This example is wrong.
"Pick and Dip" multi-classing results in having the classes forced to either run the gauntlet for your Five Levels of Suck, or having to design around the Fierce Competitor with twenty Front-Loaded powers or abilities.
I didn't pull out the wrong argument.
Dipping is a potential hazard of any class-based RPG system, and is the result of having a class' "best" abilities being front loaded. One potential design fix for this is having such abilities be introduced at low levels and increase in potency only as the PC gains levels within the class (or one closely related to it). Another is to eliminate benefit gaps in the leveling of a given class.
Those individually or in tandem with each other and potentially even more options would have been fine.
And in all honesty, 4Ed does some of this- the benefit gaps are absent, for instance.
That doesn't change the fact, though, that a 4Ed PC cannot multiclass from level 2, cannot divide his XP equally between his multiclass choices for a balanced progression, cannot choose more than one class in which to dabble, and does not get the full benefit of the class in which he dabbles- all of which are available in 3.X.
This significantly downplays the much larger problem with multiclassing which was glaringly evident from day 1:
It works better for some classes than others.
Like, better on the order of "makes some classes drastically better" vs. "makes other classes worthless". To demonstrate this, answer one question: Where did 3.x multiclassing leave primary casters?
The XP penalty was either negligible, avoided, or dropped completely in every game I saw or played. Pruning the class list would have actually made the situation worse, because fewer classes meant fewer concepts that worked, due to the glaring inadequacy of multiclassing rules when it came to caster classes.
First, that has more to do with the inherent imbalances between classes than the multiclassing system itself.
Second, so what if spellcasters lose out on higher level spellcasting punch by multiclassing? This is not an inadequacy- they're opting for flexibility, and the 3.X system reflects the real downside of this quite vividly. Those who are equally talented in a variety of areas are quite rare indeed- even Michael Jordan couldn't play pro-level baseball.
Third, even if you aren't convinced that the 3.X system is more realistic, neither the answer nor the problem is about how high-level casters get screwed by multiclassing, its about the power discrepancy between high-level magic and the high-level abilities of other classes.
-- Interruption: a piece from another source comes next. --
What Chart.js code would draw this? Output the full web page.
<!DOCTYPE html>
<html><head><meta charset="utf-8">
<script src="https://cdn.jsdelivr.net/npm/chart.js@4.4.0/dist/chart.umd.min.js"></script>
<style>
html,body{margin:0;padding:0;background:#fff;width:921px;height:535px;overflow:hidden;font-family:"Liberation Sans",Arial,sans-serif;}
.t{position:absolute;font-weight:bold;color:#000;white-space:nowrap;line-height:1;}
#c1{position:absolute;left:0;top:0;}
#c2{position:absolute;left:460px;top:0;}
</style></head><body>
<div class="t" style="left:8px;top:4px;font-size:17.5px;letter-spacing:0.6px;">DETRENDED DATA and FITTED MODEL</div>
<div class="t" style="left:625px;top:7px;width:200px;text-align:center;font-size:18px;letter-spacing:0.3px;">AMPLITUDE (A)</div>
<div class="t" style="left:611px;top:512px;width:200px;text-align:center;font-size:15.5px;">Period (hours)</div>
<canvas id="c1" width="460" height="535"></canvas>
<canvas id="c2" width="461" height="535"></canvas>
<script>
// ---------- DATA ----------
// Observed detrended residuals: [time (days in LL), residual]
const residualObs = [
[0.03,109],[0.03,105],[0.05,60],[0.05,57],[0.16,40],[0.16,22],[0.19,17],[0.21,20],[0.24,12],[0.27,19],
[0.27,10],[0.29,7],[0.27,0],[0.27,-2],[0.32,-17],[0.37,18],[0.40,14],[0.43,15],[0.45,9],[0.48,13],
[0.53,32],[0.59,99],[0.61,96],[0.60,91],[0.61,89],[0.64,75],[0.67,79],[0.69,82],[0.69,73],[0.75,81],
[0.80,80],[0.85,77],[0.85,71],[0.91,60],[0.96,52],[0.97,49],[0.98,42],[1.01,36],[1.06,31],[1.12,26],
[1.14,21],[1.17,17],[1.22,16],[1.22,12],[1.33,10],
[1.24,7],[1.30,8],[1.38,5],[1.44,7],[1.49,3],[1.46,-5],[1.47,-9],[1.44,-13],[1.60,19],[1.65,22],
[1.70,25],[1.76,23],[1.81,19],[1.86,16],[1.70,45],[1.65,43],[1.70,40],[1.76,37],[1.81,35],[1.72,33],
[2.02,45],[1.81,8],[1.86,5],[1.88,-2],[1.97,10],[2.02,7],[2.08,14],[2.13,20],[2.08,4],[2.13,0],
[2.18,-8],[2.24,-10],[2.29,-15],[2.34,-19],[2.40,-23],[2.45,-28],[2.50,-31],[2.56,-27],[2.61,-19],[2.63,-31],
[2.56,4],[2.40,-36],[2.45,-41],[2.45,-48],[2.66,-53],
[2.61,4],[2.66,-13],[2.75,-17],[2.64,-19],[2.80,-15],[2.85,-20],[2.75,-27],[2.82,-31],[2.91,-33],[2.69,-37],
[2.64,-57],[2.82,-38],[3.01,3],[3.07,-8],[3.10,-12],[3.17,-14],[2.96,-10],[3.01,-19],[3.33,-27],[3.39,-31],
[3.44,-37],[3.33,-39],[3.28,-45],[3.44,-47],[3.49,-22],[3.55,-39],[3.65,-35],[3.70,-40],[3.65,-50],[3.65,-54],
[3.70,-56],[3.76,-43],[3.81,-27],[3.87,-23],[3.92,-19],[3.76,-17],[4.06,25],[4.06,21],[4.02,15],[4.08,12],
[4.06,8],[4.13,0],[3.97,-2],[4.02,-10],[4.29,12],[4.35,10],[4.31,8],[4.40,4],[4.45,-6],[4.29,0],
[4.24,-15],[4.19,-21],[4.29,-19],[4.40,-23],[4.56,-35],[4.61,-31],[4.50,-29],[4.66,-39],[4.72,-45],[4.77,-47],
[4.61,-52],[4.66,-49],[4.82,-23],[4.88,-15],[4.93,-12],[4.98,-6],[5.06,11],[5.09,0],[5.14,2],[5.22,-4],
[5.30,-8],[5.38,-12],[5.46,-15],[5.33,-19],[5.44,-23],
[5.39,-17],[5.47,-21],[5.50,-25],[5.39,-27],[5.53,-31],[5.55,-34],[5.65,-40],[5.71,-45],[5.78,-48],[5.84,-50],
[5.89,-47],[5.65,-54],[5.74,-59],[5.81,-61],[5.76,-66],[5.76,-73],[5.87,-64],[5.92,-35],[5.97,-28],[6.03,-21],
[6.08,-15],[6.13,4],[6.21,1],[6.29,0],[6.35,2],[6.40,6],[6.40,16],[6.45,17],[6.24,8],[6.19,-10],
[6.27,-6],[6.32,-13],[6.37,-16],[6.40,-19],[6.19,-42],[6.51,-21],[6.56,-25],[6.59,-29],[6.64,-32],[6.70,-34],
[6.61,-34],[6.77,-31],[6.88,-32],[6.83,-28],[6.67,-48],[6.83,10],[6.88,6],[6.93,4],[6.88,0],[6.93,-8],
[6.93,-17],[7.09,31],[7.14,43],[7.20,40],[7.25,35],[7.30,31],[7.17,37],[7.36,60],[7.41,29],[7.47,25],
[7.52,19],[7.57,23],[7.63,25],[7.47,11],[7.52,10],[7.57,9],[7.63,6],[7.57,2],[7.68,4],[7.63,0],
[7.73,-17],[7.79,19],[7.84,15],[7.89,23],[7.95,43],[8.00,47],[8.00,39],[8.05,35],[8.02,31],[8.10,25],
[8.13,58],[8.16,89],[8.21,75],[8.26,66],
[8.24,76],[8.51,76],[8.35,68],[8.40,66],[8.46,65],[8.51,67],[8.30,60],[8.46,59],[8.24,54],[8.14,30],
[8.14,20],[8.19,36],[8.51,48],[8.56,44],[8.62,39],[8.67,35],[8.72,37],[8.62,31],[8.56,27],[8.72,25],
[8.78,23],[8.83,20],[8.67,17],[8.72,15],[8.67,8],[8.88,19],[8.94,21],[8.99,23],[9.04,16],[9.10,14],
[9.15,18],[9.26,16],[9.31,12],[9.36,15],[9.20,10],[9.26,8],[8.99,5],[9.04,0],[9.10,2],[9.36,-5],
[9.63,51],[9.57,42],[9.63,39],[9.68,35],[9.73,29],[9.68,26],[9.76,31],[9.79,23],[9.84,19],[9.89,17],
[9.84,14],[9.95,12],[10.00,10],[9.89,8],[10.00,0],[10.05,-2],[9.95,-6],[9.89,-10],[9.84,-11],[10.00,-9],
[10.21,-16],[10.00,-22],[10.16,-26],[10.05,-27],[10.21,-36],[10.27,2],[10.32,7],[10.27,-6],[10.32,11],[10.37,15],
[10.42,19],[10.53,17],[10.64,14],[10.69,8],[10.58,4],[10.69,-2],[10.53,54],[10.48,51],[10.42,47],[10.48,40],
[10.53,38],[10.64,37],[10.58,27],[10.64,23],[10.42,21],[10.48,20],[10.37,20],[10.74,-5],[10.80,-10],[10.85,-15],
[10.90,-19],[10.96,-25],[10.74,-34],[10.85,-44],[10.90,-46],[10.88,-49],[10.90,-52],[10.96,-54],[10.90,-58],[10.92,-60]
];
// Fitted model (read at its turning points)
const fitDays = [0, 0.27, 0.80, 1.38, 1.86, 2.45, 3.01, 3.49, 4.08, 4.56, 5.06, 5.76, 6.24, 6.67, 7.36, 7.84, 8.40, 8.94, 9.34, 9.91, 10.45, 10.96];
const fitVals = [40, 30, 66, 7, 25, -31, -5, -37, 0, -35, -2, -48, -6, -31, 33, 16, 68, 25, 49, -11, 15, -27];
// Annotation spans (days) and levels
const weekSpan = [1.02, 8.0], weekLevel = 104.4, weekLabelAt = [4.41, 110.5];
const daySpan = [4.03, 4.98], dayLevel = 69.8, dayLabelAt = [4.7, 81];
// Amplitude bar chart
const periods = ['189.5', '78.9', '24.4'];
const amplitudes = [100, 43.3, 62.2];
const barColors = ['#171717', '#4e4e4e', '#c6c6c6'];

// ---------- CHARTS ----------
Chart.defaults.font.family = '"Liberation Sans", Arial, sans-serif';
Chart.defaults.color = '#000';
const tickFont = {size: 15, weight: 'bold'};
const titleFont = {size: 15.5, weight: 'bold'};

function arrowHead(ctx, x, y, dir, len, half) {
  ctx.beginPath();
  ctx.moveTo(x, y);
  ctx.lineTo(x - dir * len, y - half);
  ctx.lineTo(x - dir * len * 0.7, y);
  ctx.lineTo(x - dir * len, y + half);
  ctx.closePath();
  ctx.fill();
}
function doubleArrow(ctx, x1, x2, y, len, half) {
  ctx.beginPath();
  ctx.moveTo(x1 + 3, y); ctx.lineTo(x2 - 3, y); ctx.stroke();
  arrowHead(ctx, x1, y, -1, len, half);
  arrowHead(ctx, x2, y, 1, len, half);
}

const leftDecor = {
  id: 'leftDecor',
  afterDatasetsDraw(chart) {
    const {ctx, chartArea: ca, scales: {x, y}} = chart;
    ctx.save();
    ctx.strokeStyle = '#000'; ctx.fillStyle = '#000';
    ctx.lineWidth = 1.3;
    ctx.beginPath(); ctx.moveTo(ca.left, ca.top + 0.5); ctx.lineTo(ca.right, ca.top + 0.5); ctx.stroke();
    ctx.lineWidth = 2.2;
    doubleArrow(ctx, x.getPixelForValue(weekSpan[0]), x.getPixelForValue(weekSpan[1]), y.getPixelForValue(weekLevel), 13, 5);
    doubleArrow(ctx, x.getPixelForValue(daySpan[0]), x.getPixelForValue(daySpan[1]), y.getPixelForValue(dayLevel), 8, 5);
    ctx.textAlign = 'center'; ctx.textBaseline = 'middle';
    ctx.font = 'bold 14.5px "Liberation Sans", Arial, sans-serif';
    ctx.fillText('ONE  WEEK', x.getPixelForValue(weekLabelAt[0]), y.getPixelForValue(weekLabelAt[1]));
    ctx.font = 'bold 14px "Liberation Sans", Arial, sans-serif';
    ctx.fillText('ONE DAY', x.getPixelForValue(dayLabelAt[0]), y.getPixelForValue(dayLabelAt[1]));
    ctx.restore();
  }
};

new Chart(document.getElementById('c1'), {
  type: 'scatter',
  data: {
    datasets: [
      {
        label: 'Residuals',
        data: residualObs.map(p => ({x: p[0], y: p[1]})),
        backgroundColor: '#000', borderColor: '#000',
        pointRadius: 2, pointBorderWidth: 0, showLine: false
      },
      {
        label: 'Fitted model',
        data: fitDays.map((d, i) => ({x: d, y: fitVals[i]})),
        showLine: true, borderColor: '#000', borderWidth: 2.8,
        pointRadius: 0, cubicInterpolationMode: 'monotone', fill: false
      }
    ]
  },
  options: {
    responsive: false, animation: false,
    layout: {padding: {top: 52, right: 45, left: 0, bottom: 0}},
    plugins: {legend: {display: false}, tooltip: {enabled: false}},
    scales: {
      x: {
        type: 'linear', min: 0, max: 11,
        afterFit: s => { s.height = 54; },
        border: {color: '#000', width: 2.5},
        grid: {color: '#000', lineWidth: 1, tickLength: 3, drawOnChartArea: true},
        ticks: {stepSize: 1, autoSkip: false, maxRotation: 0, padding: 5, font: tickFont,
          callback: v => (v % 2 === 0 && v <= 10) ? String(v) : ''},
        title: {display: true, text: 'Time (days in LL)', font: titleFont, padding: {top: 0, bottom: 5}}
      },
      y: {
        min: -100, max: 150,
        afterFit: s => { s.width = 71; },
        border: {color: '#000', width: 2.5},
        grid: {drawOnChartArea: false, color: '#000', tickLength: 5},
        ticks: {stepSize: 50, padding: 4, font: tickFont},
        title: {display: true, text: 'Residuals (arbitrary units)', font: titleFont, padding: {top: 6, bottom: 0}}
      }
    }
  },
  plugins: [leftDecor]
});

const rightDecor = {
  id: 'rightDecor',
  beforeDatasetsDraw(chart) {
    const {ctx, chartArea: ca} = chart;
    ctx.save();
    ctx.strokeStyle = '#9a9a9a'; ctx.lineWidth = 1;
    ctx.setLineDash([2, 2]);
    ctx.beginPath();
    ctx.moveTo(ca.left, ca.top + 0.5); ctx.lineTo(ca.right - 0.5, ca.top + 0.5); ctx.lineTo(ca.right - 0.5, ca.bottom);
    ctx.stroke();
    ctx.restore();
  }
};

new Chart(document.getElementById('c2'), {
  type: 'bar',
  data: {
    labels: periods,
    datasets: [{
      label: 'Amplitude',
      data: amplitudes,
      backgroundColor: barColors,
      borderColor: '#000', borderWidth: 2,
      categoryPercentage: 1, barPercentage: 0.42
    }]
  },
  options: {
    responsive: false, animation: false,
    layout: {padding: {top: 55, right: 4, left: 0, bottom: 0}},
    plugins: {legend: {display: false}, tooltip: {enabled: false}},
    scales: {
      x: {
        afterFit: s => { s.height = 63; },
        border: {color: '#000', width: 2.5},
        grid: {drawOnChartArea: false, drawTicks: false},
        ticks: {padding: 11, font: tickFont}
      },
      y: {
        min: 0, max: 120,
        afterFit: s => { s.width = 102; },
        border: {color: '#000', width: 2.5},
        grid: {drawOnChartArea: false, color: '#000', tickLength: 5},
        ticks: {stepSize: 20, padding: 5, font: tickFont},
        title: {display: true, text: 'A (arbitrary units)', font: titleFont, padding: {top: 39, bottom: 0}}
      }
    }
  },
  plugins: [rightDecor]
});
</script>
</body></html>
Remove that discrepancy, the perceived problem evaporates.
Fourth, as you point out, the XP penalty is often avoided as a houserule- the obvious fix was fairly widely (though not universally) adopted. Codifying it in 4Ed would have been accepted without a yip.
Fifth, pruning coupled with better class design (IOW, well defined roles, less redundancy, more attention to the design consequences) would have worked just fine. Look at the PrCls that have some kind of spellcasting. Some of the early ones had seperate and limited spell lists or added singleton spells. Most of the latter ones simply improve the spellcasting ability of the PC's underlying spellcasting class- the more limited options are almost never used anymore.
Sixth, the 4Ed multiclassing system doesn't really address the problem of the 3.X primary caster. Instead it nerfs the number & potency of the abilities gained in the dabbled class. It "solves" one problem by creating a different one.
In a lot of ways, 3e multiclassing is about giving people without system mastery the freedom to suck. 4e is less flexible - you need one class per concept instead of a handful of flexible base classes that you mix & match - but it also does a better job of not letting players shoot themselves in the foot.
Personally, I don't see that as a feature- its watering down the game. I didn't depend upon the system itself to keep me from making mistakes- I grew up with other gamers helping me figure out the system, and then did the same for other novices as I got older.
I grew up with unedited WB cartoons. At some point in my adulthood, someone edited them so all of the "violence" was edited out. Instead of seeing Daffy Duck get his head blackened and his beak blasted to the backside of his head by Elmer Fudd's shotgun blast, EF would take aim, then you'd see Daffy closing his beak on his blackened head.
Similarly, I saw a lot of schools and public libraries remove controversial classic novels from their shelves.
In both cases, it was to "protect the children."
For me, 4Ed is just like those edited WB cartoons, or those libraries without classics. Or, more accurately, like a bicycle from which the training wheels can never be removed.
Design the game for adults & experienced gamers, and then let them adapt it for those who are less experienced (for whatever reason). Don't design the system for the lowest common denominator- here, the novice or inexperienced gamer.